From a very young age, I had this inexplicable urge to say something, to share with others, to explore life deeply, and to express myself artistically. I've been a musician, writer and poet. But most of my adult life -- like many others - I've allowed my responsibilities to become more significant and more deserving of my attention. Careers, financial survival, relationships, and as time went by, simply fear - fear of mediocrity, fear of being authentic, fear of change and the unknown - these all contributed to me abandoning for years, what I now know as a core, essential element of my being. I know that I'm not unique in this regard.
I now believe that as human beings we are all artists, creating vivid lives full of texture and content, whether we are aware of this creative process or not. We need to explore, to be stimulated - for no other reason than the sheer joy of it -- in order to be whole. Maybe this comes out through the traditional arts or maybe it's expressed through other means. But I do think that there's a little kid inside every one of us who wants to crayon and climb rocks; who wants to lie on their back in the wet grass and gaze up at the clouds. This kid remembers what it was like before they were taught to censor themselves -- and they need to feel that way again.

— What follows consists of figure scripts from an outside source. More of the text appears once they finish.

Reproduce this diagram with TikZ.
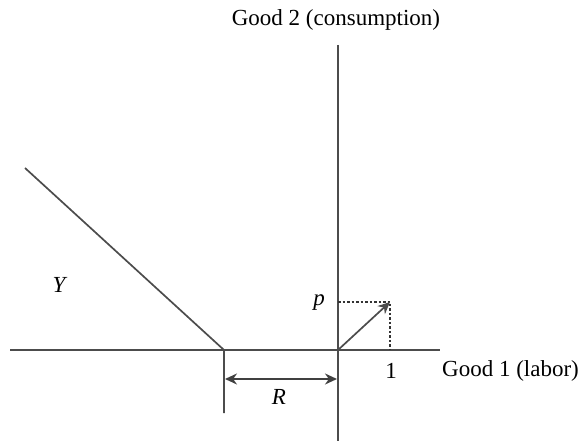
\documentclass[tikz,border=0pt]{standalone}
\usepackage{fontspec}
\setmainfont{Liberation Serif}
\usetikzlibrary{positioning,arrows.meta}

\begin{document}
\begin{tikzpicture}[
  x=1pt, y=-1pt,
  axis/.style={draw=black!70, line width=1.7pt},
  guide/.style={draw=black!80, dash pattern=on 2.5pt off 2pt, line width=1.3pt},
  lbl/.style={font=\fontsize{23}{26}\selectfont, inner sep=1pt},
  tip/.style={-{Stealth[length=12pt,width=11pt]}},
  dim/.style={{Stealth[length=12pt,width=11pt]}-{Stealth[length=12pt,width=11pt]}, draw=black!75, line width=1.7pt}
]
\useasboundingbox (0,0) rectangle (582,441);

% axes
\coordinate (xl) at (10,350);
\coordinate (xr) at (440,350);
\coordinate (yt) at (338,45);
\coordinate (yb) at (338,441);
\coordinate (o) at (338,350);
\draw[axis] (xl) -- (xr);
\draw[axis] (yt) -- (yb);

% shifted set Y
\coordinate (k) at (224,350);
\coordinate (kb) at (224,413);
\coordinate (ye) at (25,168);
\draw[axis] (ye) -- (k) -- (kb);

% price vector
\coordinate (pv) at (390,302);
\coordinate (py) at (338,302);
\coordinate (px) at (390,350);
\draw[guide] (py) -- (pv) -- (px);
\draw[axis, tip] (o) -- (pv);

% distance R
\coordinate (ra) at (225,379);
\coordinate (rb) at (337,379);
\draw[dim] (ra) -- (rb);

% labels
\node[lbl] (good2) at (336,20) {Good 2 (consumption)};
\node[lbl, anchor=west] (good1) at (441,371) {Good 1 (labor)};
\node[lbl] (one) at (391,371) {1};
\node[lbl] (plbl) at (319,303) {\textit{p}};
\node[lbl] (rlbl) at (279,397) {\textit{R}};
\node[lbl] (ylbl) at (60,285) {\textit{Y}};
\end{tikzpicture}
\end{document}
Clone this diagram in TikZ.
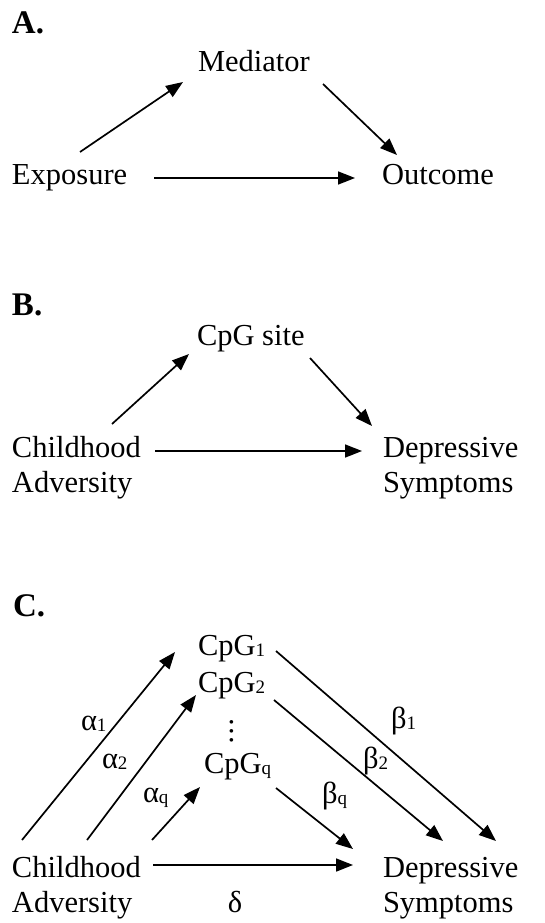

IN BEAUTY IT IS ENDED, AND BEGINS AGAIN...
In 1998, I cracked open a fortune cookie that read, "There is yet time enough for you to take a different path". I was struck with anxiety, and suddenly became conscious of an uneasiness that had been growing for years. I knew that change was imminent. That fortune was taped to my computer and read several times a day as I experienced the illness and subsequent death of my father, the ending of a long-term relationship, an injury resulting in chronic pain, and a stressful business transition. In 2000, no longer able to ignore this inner prompting, I took the leap of faith, resigned my lucrative, safe job -- and for some reason unknown to me, began to paint. My prior experience with this medium was limited to finger-painting when I was 3 years old.
Since that time, I've won an emerging artist contest sponsored by the local paper and galleries, which culminated in a solo show. Several of my paintings are now in private collections throughout the country. I have clear goals and direction for both my art, and the art of living. Painting has taught me to be brave; it's taught me how to trust the process of life.
Being creative takes courage. It's not about talent. Anyone can be taught to draw, paint, dance, and write. It's about giving your self permission to feel. It's about the willingness to be authentic and truly who you are. This growth process contributes to a compassionate, enlightened society. A healthy culture recognizes the importance of self-expression, and is commited to supporting its arts.